▶ Dataset section
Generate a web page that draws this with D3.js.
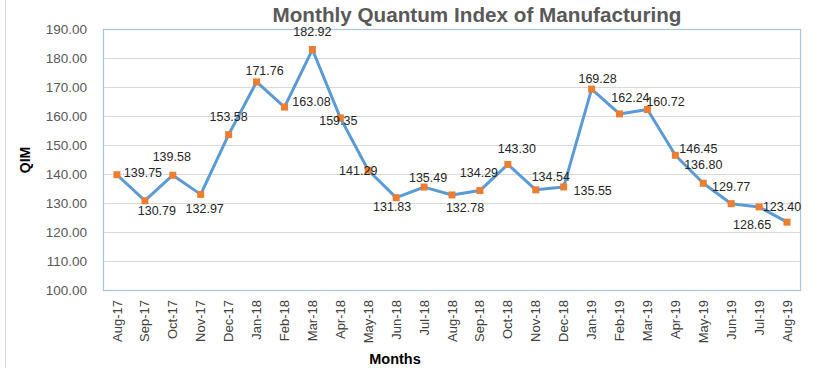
<!DOCTYPE html>
<html><head><meta charset="utf-8">
<script src="https://cdn.jsdelivr.net/npm/d3@7"></script>
<style>body{margin:0;background:#fff;}svg{display:block;font-family:"Liberation Sans",Arial,sans-serif;}</style>
</head><body>
<svg id="c" width="817" height="368"></svg>
<script>
const months = ["Aug-17","Sep-17","Oct-17","Nov-17","Dec-17","Jan-18","Feb-18","Mar-18","Apr-18","May-18","Jun-18","Jul-18","Aug-18","Sep-18","Oct-18","Nov-18","Dec-18","Jan-19","Feb-19","Mar-19","Apr-19","May-19","Jun-19","Jul-19","Aug-19"];
const qim = [139.75,130.79,139.58,132.97,153.58,171.76,163.08,182.92,159.35,141.29,131.83,135.49,132.78,134.29,143.30,134.54,135.55,169.28,160.72,162.24,146.45,136.80,129.77,128.65,123.40];
const yTicks = [100,110,120,130,140,150,160,170,180,190];
// label offsets (style): [dx, dy] from marker centre
const labelOffsets = [[26,-2],[12,10],[-1,-18],[4,15],[0,-18],[8,-11],[27,-5],[0,-18],[-2,3],[-10,1],[-4,9],[4,-9],[13,13],[-1,-18],[9,-15],[15,-13],[29,4],[6,-10],[46,-12],[-17,-12],[23,-6],[0,-18],[0,-17],[-7,18],[-5,-15]];

const svg = d3.select("#c");
const L=103,R=801,T=29,B=290;
const x = d3.scaleBand().domain(months).range([L,R]);
const y = d3.scaleLinear().domain([100,190]).range([B,T]);

// outer chart border
svg.append("rect").attr("x",5.5).attr("y",-1).attr("width",830).attr("height",380).attr("fill","none").attr("stroke","#D9D9D9");

// gridlines
svg.append("g").selectAll("line").data(yTicks).join("line")
  .attr("x1",L).attr("x2",R).attr("y1",d=>Math.round(y(d))+0.5).attr("y2",d=>Math.round(y(d))+0.5)
  .attr("stroke","#D9D9D9").attr("stroke-width",1);
// plot border
svg.append("rect").attr("x",L+0.5).attr("y",T+0.5).attr("width",R-L-1).attr("height",B-T).attr("fill","none").attr("stroke","#A9C4E0").attr("stroke-width",1.2);

// y axis labels
const ya = svg.append("g").attr("transform",`translate(${L},0)`).call(d3.axisLeft(y).tickValues(yTicks).tickFormat(d3.format(".2f")).tickSize(0).tickPadding(16));
ya.select(".domain").remove();
ya.selectAll("text").attr("font-size",13.5).attr("fill","#595959").attr("font-family","Liberation Sans, Arial, sans-serif");

// x axis labels
const xa = svg.append("g").attr("transform",`translate(0,${B})`).call(d3.axisBottom(x).tickSize(0).tickPadding(0));
xa.select(".domain").remove();
xa.selectAll("text").attr("font-size",13).attr("fill","#404040").attr("font-family","Liberation Sans, Arial, sans-serif")
  .attr("transform","rotate(-90)").attr("text-anchor","end").attr("dy","0.35em").attr("x",-10).attr("y",0);

// line
const cx = d=>x(d)+x.bandwidth()/2;
svg.append("path").datum(qim).attr("fill","none").attr("stroke","#5B9BD5").attr("stroke-width",3).attr("stroke-linejoin","round")
  .attr("d",d3.line().x((d,i)=>cx(months[i])).y(d=>y(d)));
// markers
svg.append("g").selectAll("rect").data(qim).join("rect")
  .attr("x",(d,i)=>cx(months[i])-3.5).attr("y",d=>y(d)-3.5).attr("width",7).attr("height",7).attr("fill","#ED7D31");
// data labels
svg.append("g").selectAll("text").data(qim).join("text")
  .attr("x",(d,i)=>cx(months[i])+labelOffsets[i][0]).attr("y",(d,i)=>y(d)+labelOffsets[i][1])
  .attr("text-anchor","middle").attr("dominant-baseline","central").attr("font-size",12.5).attr("fill","#262626")
  .text(d=>d3.format(".2f")(d));

// titles
svg.append("text").attr("x",477).attr("y",22).attr("text-anchor","middle").attr("font-size",21).attr("font-weight","bold")
  .attr("fill","#595959").attr("textLength",409).attr("lengthAdjust","spacingAndGlyphs").text("Monthly Quantum Index of Manufacturing");
svg.append("text").attr("transform","translate(30,160) rotate(-90)").attr("text-anchor","middle").attr("font-size",14).attr("font-weight","bold").attr("fill","#000").text("QIM");
svg.append("text").attr("x",395).attr("y",364).attr("text-anchor","middle").attr("font-size",14.5).attr("font-weight","bold").attr("fill","#000").text("Months");
</script>
</body></html>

▶ Problem description
Except for the pictures, give all the material above again verbatim.

▶ Exercise output
Generate a web page that draws this with D3.js.
<!DOCTYPE html>
<html><head><meta charset="utf-8">
<script src="https://cdn.jsdelivr.net/npm/d3@7"></script>
<style>body{margin:0;background:#fff;}svg{display:block;font-family:"Liberation Sans",Arial,sans-serif;}</style>
</head><body>
<svg id="c" width="817" height="368"></svg>
<script>
const months = ["Aug-17","Sep-17","Oct-17","Nov-17","Dec-17","Jan-18","Feb-18","Mar-18","Apr-18","May-18","Jun-18","Jul-18","Aug-18","Sep-18","Oct-18","Nov-18","Dec-18","Jan-19","Feb-19","Mar-19","Apr-19","May-19","Jun-19","Jul-19","Aug-19"];
const qim = [139.75,130.79,139.58,132.97,153.58,171.76,163.08,182.92,159.35,141.29,131.83,135.49,132.78,134.29,143.30,134.54,135.55,169.28,160.72,162.24,146.45,136.80,129.77,128.65,123.40];
const yTicks = [100,110,120,130,140,150,160,170,180,190];
// label offsets (style): [dx, dy] from marker centre
const labelOffsets = [[26,-2],[12,10],[-1,-18],[4,15],[0,-18],[8,-11],[27,-5],[0,-18],[-2,3],[-10,1],[-4,9],[4,-9],[13,13],[-1,-18],[9,-15],[15,-13],[29,4],[6,-10],[46,-12],[-17,-12],[23,-6],[0,-18],[0,-17],[-7,18],[-5,-15]];

const svg = d3.select("#c");
const L=103,R=801,T=29,B=290;
const x = d3.scaleBand().domain(months).range([L,R]);
const y = d3.scaleLinear().domain([100,190]).range([B,T]);

// outer chart border
svg.append("rect").attr("x",5.5).attr("y",-1).attr("width",830).attr("height",380).attr("fill","none").attr("stroke","#D9D9D9");

// gridlines
svg.append("g").selectAll("line").data(yTicks).join("line")
  .attr("x1",L).attr("x2",R).attr("y1",d=>Math.round(y(d))+0.5).attr("y2",d=>Math.round(y(d))+0.5)
  .attr("stroke","#D9D9D9").attr("stroke-width",1);
// plot border
svg.append("rect").attr("x",L+0.5).attr("y",T+0.5).attr("width",R-L-1).attr("height",B-T).attr("fill","none").attr("stroke","#A9C4E0").attr("stroke-width",1.2);

// y axis labels
const ya = svg.append("g").attr("transform",`translate(${L},0)`).call(d3.axisLeft(y).tickValues(yTicks).tickFormat(d3.format(".2f")).tickSize(0).tickPadding(16));
ya.select(".domain").remove();
ya.selectAll("text").attr("font-size",13.5).attr("fill","#595959").attr("font-family","Liberation Sans, Arial, sans-serif");

// x axis labels
const xa = svg.append("g").attr("transform",`translate(0,${B})`).call(d3.axisBottom(x).tickSize(0).tickPadding(0));
xa.select(".domain").remove();
xa.selectAll("text").attr("font-size",13).attr("fill","#404040").attr("font-family","Liberation Sans, Arial, sans-serif")
  .attr("transform","rotate(-90)").attr("text-anchor","end").attr("dy","0.35em").attr("x",-10).attr("y",0);

// line
const cx = d=>x(d)+x.bandwidth()/2;
svg.append("path").datum(qim).attr("fill","none").attr("stroke","#5B9BD5").attr("stroke-width",3).attr("stroke-linejoin","round")
  .attr("d",d3.line().x((d,i)=>cx(months[i])).y(d=>y(d)));
// markers
svg.append("g").selectAll("rect").data(qim).join("rect")
  .attr("x",(d,i)=>cx(months[i])-3.5).attr("y",d=>y(d)-3.5).attr("width",7).attr("height",7).attr("fill","#ED7D31");
// data labels
svg.append("g").selectAll("text").data(qim).join("text")
  .attr("x",(d,i)=>cx(months[i])+labelOffsets[i][0]).attr("y",(d,i)=>y(d)+labelOffsets[i][1])
  .attr("text-anchor","middle").attr("dominant-baseline","central").attr("font-size",12.5).attr("fill","#262626")
  .text(d=>d3.format(".2f")(d));

// titles
svg.append("text").attr("x",477).attr("y",22).attr("text-anchor","middle").attr("font-size",21).attr("font-weight","bold")
  .attr("fill","#595959").attr("textLength",409).attr("lengthAdjust","spacingAndGlyphs").text("Monthly Quantum Index of Manufacturing");
svg.append("text").attr("transform","translate(30,160) rotate(-90)").attr("text-anchor","middle").attr("font-size",14).attr("font-weight","bold").attr("fill","#000").text("QIM");
svg.append("text").attr("x",395).attr("y",364).attr("text-anchor","middle").attr("font-size",14.5).attr("font-weight","bold").attr("fill","#000").text("Months");
</script>
</body></html>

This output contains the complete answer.